Undergraduate Worker Unions Are Taking Off
At colleges around the US, undergraduate workers are unionizing. The growing movement not only builds worker power on campuses but can help make university students into lifelong trade unionists.

Members and supporters of the Kenyon Student Worker Organizing Committee march on campus. (John Ortiz / K-SWOC)
Labor organizing among undergraduate student workers has taken off in the last two years. This March, student dining workers at Dartmouth unanimously won an election for union recognition, residence life workers at Wesleyan won voluntary union recognition after a card check, the Union of Grinnell Student Dining Workers filed for a union election to expand its union to cover all student workers, and student workers at Kenyon went on strike as part of a yearslong effort to win union recognition for all campus workers.
The movement of undergraduate student-worker organizing has been spurred on by the pandemic, changes at the National Labor Relations Board (NLRB) under the Biden administration, and leadership from young socialists.
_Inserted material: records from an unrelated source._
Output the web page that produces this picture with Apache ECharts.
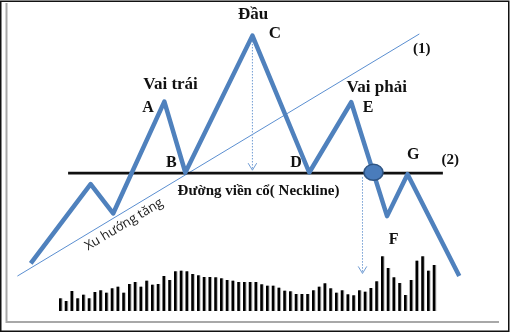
<!DOCTYPE html>
<html><head><meta charset="utf-8">
<script src="https://cdn.jsdelivr.net/npm/echarts@6/dist/echarts.min.js"></script>
<style>html,body{margin:0;padding:0;background:#fff}#c{width:512px;height:333px}</style>
</head><body><div id="c"></div>
<script>
// ---- data (schematic time units 0..100, price units 0..100) ----
const priceTimes  = [6.0, 17.7, 22.1, 32.1, 36.2, 49.3, 60.4, 68.6, 75.6, 79.6, 89.7];
const priceValues = [20.9, 44.7, 35.9, 69.5, 48.2, 89.3, 48.2, 69.3, 35.1, 47.7, 17.1];
const necklineTimes = [13.3, 86.5];
const necklineValues = [48, 48];
const trendTimes = [3.4, 81.9];
const trendValues = [17.1, 89.8];
const breakoutTime = [72.95];
const breakoutValue = [48.26];
const arrowTimes = [49.3, 70.8];
const arrowStart = [88.6, 46.8];
const arrowEnd = [48.9, 17.9];
const volumeValues = [
  12.7, 10, 20, 12.7, 16.3, 12.7, 19, 20.7, 18.3, 22.7, 24.3, 18.3, 27, 29, 24.3, 30.3, 26.3, 27, 35, 31, 39.7, 40.3, 39.7,
  37, 35.7, 34, 34, 33.7, 32.7, 31, 30.3, 29, 29, 29, 29, 26.7, 25.3, 25.3, 23.3, 20.3, 19.7, 17, 17, 17, 20.7,
  24.3, 27.7, 22.7, 18.3, 20.7, 16.7, 15.7, 20.7, 19.3, 23, 29.7, 54.7, 43, 33.7, 28, 16, 31, 50.3, 54.7, 40.3, 46
];
const volumeCategories = volumeValues.map((_, i) => 'S' + (i + 1));

const BLUE = '#4f81bd';
const serif = '"Liberation Serif", "DejaVu Serif", serif';

const chart = echarts.init(document.getElementById('c'), null, {renderer: 'canvas'});

function txt(text, x, y, size, opts) {
  opts = opts || {};
  return {
    type: 'text', z: 50,
    x: x, y: y, rotation: opts.rotation || 0,
    style: {
      text: text, fill: opts.fill || '#111',
      font: (opts.weight || 'bold') + ' ' + size + 'px ' + (opts.family || serif),
      textAlign: opts.align || 'center', textVerticalAlign: 'middle'
    }
  };
}

const option = {
  animation: false,
  backgroundColor: '#fff',
  grid: [
    {left: 0, right: 0, top: 0, bottom: 0},
    {left: 57.4, right: 75.1, top: 251, bottom: 22}
  ],
  xAxis: [
    {type: 'value', gridIndex: 0, min: 0, max: 100, show: false},
    {type: 'category', gridIndex: 1, data: volumeCategories, show: false, boundaryGap: true}
  ],
  yAxis: [
    {type: 'value', gridIndex: 0, min: 0, max: 100, show: false},
    {type: 'value', gridIndex: 1, min: 0, max: 60, show: false}
  ],
  series: [
    {
      type: 'bar', xAxisIndex: 1, yAxisIndex: 1, data: volumeValues, barWidth: 2.6,
      itemStyle: {color: '#000', shadowColor: 'rgba(0,0,0,0.3)', shadowOffsetX: 1, shadowBlur: 0}, z: 2
    },
    {
      type: 'line', data: trendTimes.map((t, i) => [t, trendValues[i]]), symbol: 'none',
      lineStyle: {color: '#5b8fd1', width: 1}, z: 3
    },
    {
      type: 'line', data: necklineTimes.map((t, i) => [t, necklineValues[i]]), symbol: 'none',
      lineStyle: {color: '#111', width: 2.6}, z: 4
    },
    {
      type: 'custom', z: 5,
      data: arrowTimes.map((t, i) => [t, arrowStart[i], arrowEnd[i]]),
      renderItem: function (params, api) {
        const s = api.coord([api.value(0), api.value(1)]);
        const e = api.coord([api.value(0), api.value(2)]);
        const st = {stroke: '#6f9bd3', lineWidth: 1, fill: null};
        return {type: 'group', children: [
          {type: 'line', shape: {x1: s[0], y1: s[1], x2: e[0], y2: e[1]}, style: Object.assign({lineDash: [1.5, 1.5]}, st)},
          {type: 'polyline', shape: {points: [[e[0] - 4.3, e[1] - 7], [e[0], e[1]], [e[0] + 4.3, e[1] - 7]]}, style: st}
        ]};
      }
    },
    {
      type: 'line', data: priceTimes.map((t, i) => [t, priceValues[i]]), symbol: 'none',
      lineStyle: {color: BLUE, width: 4.5, join: 'round', cap: 'butt'}, z: 6
    },
    {
      type: 'scatter', data: breakoutTime.map((t, i) => [t, breakoutValue[i]]),
      symbol: 'circle', symbolSize: [19, 16],
      itemStyle: {color: '#4a7cbb', borderColor: '#2f5584', borderWidth: 1.5, opacity: 1}, z: 7
    }
  ],
  graphic: [
    {type: 'rect', shape: {x: 0.75, y: 1.25, width: 508, height: 330}, style: {fill: null, stroke: '#111', lineWidth: 1.5}, z: 60},
    {type: 'polyline', shape: {points: [[6.5, 3], [6.5, 322], [499, 322]]}, style: {fill: null, stroke: '#a8a8a8', lineWidth: 2}, z: 60},
    txt('Đầu', 253, 14.5, 17),
    txt('C', 275, 34, 17),
    txt('(1)', 421.7, 49, 15),
    txt('Vai trái', 170.5, 84.5, 17),
    txt('A', 148, 108.3, 16),
    txt('B', 171.3, 163.3, 16),
    txt('D', 296, 162.7, 16),
    txt('Vai phải', 376.7, 87.5, 17),
    txt('E', 368.2, 108.3, 16),
    txt('G', 413.3, 154.7, 16),
    txt('(2)', 450.3, 160.3, 15),
    txt('F', 393.7, 240, 16),
    txt('Đường viền cổ( Neckline)', 258.5, 191, 15),
    txt('Xu hướng tăng', 124, 224.5, 13, {weight: 'normal', family: '"Open Sans", "Liberation Sans", sans-serif', rotation: Math.atan(0.602), fill: '#222'})
  ]
};
chart.setOption(option);
</script>
</body></html>
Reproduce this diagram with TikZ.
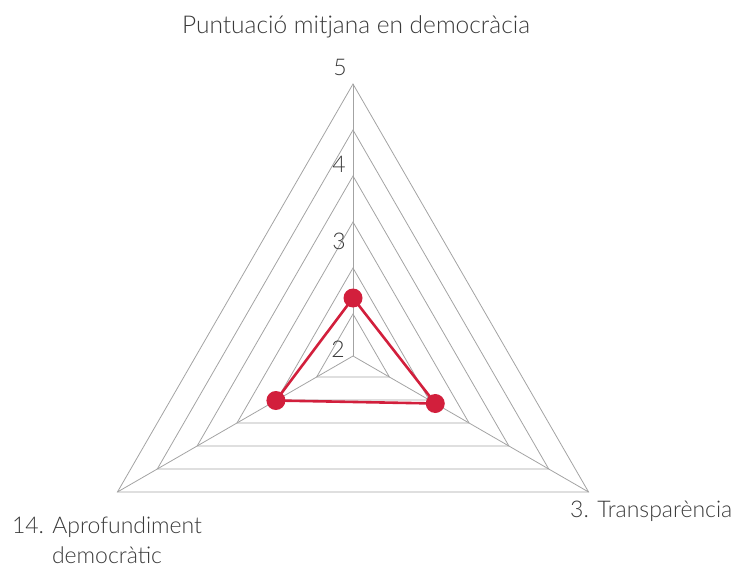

This new campus labor organizing can improve college accessibility for working-class students and teach students why and how to rebuild the power of organized labor.
Before the pandemic began, in the spring of 2020, there were only two undergraduate student-worker unions in the country. Residence life workers at UMass Amherst unionized in 2002, as part of the UAW, and Grinnell dining workers formed an independent union in 2016.